====== PROVIDED INFORMATION ======

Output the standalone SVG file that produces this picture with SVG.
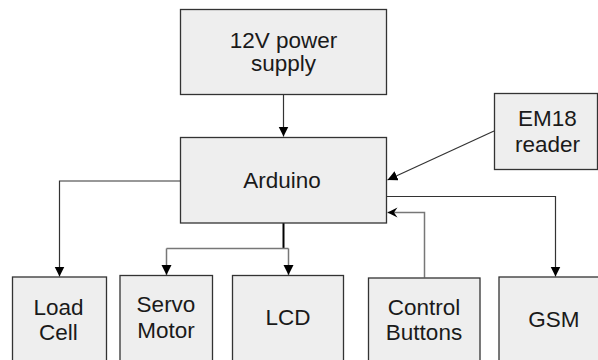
<svg xmlns="http://www.w3.org/2000/svg" width="598" height="360" viewBox="0 0 598 360">
<style>
.box{fill:#eeeeee;stroke:#333333;stroke-width:1.3}
.t{font-family:"Liberation Sans",Arial,sans-serif;font-size:22.5px;fill:#1a1a1a;text-anchor:middle}
.c{fill:none;stroke:#333333;stroke-width:1.2}
.g{fill:none;stroke:#777777;stroke-width:1.5}
.k{fill:none;stroke:#000000;stroke-width:2}
</style>
<defs>
<marker id="ah" markerUnits="userSpaceOnUse" markerWidth="11" markerHeight="11" refX="10" refY="5" orient="auto">
<path d="M0,0 L10,5 L0,10 z" fill="#000"/>
</marker>
<marker id="ab" markerUnits="userSpaceOnUse" markerWidth="11" markerHeight="11" refX="10" refY="5" orient="auto">
<path d="M0,0 L10,5 L0,10 L3.5,5 z" fill="#000"/>
</marker>
</defs>
<rect width="598" height="360" fill="#ffffff"/>
<g id="connectors">
<path class="c" d="M283.5,95 V136.5" marker-end="url(#ah)"/>
<path class="c" d="M180,181 H59.5 V276.5" marker-end="url(#ah)"/>
<path class="k" d="M283.5,223 V249"/>
<path class="g" d="M166.5,248.5 H288.5"/>
<path class="g" d="M166.5,248.5 V275" marker-end="url(#ah)"/>
<path class="g" d="M288.5,248.5 V275" marker-end="url(#ah)"/>
<path class="c" d="M494,131 L387.5,180" marker-end="url(#ah)"/>
<path class="c" d="M387,196.5 H555.5 V276.5" marker-end="url(#ah)"/>
<path class="g" d="M424.5,277.5 V212.5 H387.5" marker-end="url(#ab)"/>
</g>
<g id="power">
<rect class="box" x="180.5" y="9.5" width="206" height="85"/>
<text class="t" x="283.5" y="47.5">12V power</text>
<text class="t" x="283.5" y="71">supply</text>
</g>
<g id="arduino">
<rect class="box" x="180.5" y="137.5" width="206" height="85.5"/>
<text class="t" x="282" y="187.5">Arduino</text>
</g>
<g id="em18">
<rect class="box" x="494.5" y="93.5" width="103" height="76"/>
<text class="t" x="547.5" y="126">EM18</text>
<text class="t" x="547.5" y="151.5">reader</text>
</g>
<g id="loadcell">
<rect class="box" x="12.5" y="277" width="94" height="95"/>
<text class="t" x="58.5" y="315">Load</text>
<text class="t" x="58.5" y="339.5">Cell</text>
</g>
<g id="servo">
<rect class="box" x="120" y="275.5" width="92.5" height="96"/>
<text class="t" x="166" y="312">Servo</text>
<text class="t" x="166" y="337.5">Motor</text>
</g>
<g id="lcd">
<rect class="box" x="232.5" y="275.5" width="111" height="96"/>
<text class="t" x="288" y="325">LCD</text>
</g>
<g id="buttons">
<rect class="box" x="368.5" y="278" width="111.5" height="94"/>
<text class="t" x="424" y="314.5">Control</text>
<text class="t" x="424" y="339.5">Buttons</text>
</g>
<g id="gsm">
<rect class="box" x="499" y="277" width="112" height="95"/>
<text class="t" x="554" y="326.5">GSM</text>
</g>
</svg>
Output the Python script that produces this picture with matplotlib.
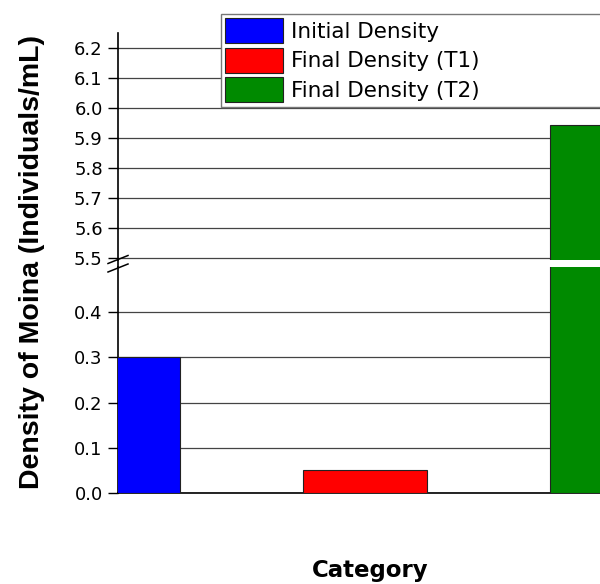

======

**WHAT YOU WILL DO:**
Reproduce the records above exactly, leaving out every picture they contain.

**WORKED ANSWER:**
Output the standalone SVG file that produces this picture with SVG.
<svg xmlns="http://www.w3.org/2000/svg" width="598" height="360" viewBox="0 0 598 360">
<style>
.box{fill:#eeeeee;stroke:#333333;stroke-width:1.3}
.t{font-family:"Liberation Sans",Arial,sans-serif;font-size:22.5px;fill:#1a1a1a;text-anchor:middle}
.c{fill:none;stroke:#333333;stroke-width:1.2}
.g{fill:none;stroke:#777777;stroke-width:1.5}
.k{fill:none;stroke:#000000;stroke-width:2}
</style>
<defs>
<marker id="ah" markerUnits="userSpaceOnUse" markerWidth="11" markerHeight="11" refX="10" refY="5" orient="auto">
<path d="M0,0 L10,5 L0,10 z" fill="#000"/>
</marker>
<marker id="ab" markerUnits="userSpaceOnUse" markerWidth="11" markerHeight="11" refX="10" refY="5" orient="auto">
<path d="M0,0 L10,5 L0,10 L3.5,5 z" fill="#000"/>
</marker>
</defs>
<rect width="598" height="360" fill="#ffffff"/>
<g id="connectors">
<path class="c" d="M283.5,95 V136.5" marker-end="url(#ah)"/>
<path class="c" d="M180,181 H59.5 V276.5" marker-end="url(#ah)"/>
<path class="k" d="M283.5,223 V249"/>
<path class="g" d="M166.5,248.5 H288.5"/>
<path class="g" d="M166.5,248.5 V275" marker-end="url(#ah)"/>
<path class="g" d="M288.5,248.5 V275" marker-end="url(#ah)"/>
<path class="c" d="M494,131 L387.5,180" marker-end="url(#ah)"/>
<path class="c" d="M387,196.5 H555.5 V276.5" marker-end="url(#ah)"/>
<path class="g" d="M424.5,277.5 V212.5 H387.5" marker-end="url(#ab)"/>
</g>
<g id="power">
<rect class="box" x="180.5" y="9.5" width="206" height="85"/>
<text class="t" x="283.5" y="47.5">12V power</text>
<text class="t" x="283.5" y="71">supply</text>
</g>
<g id="arduino">
<rect class="box" x="180.5" y="137.5" width="206" height="85.5"/>
<text class="t" x="282" y="187.5">Arduino</text>
</g>
<g id="em18">
<rect class="box" x="494.5" y="93.5" width="103" height="76"/>
<text class="t" x="547.5" y="126">EM18</text>
<text class="t" x="547.5" y="151.5">reader</text>
</g>
<g id="loadcell">
<rect class="box" x="12.5" y="277" width="94" height="95"/>
<text class="t" x="58.5" y="315">Load</text>
<text class="t" x="58.5" y="339.5">Cell</text>
</g>
<g id="servo">
<rect class="box" x="120" y="275.5" width="92.5" height="96"/>
<text class="t" x="166" y="312">Servo</text>
<text class="t" x="166" y="337.5">Motor</text>
</g>
<g id="lcd">
<rect class="box" x="232.5" y="275.5" width="111" height="96"/>
<text class="t" x="288" y="325">LCD</text>
</g>
<g id="buttons">
<rect class="box" x="368.5" y="278" width="111.5" height="94"/>
<text class="t" x="424" y="314.5">Control</text>
<text class="t" x="424" y="339.5">Buttons</text>
</g>
<g id="gsm">
<rect class="box" x="499" y="277" width="112" height="95"/>
<text class="t" x="554" y="326.5">GSM</text>
</g>
</svg>
Output the Python script that produces this picture with matplotlib.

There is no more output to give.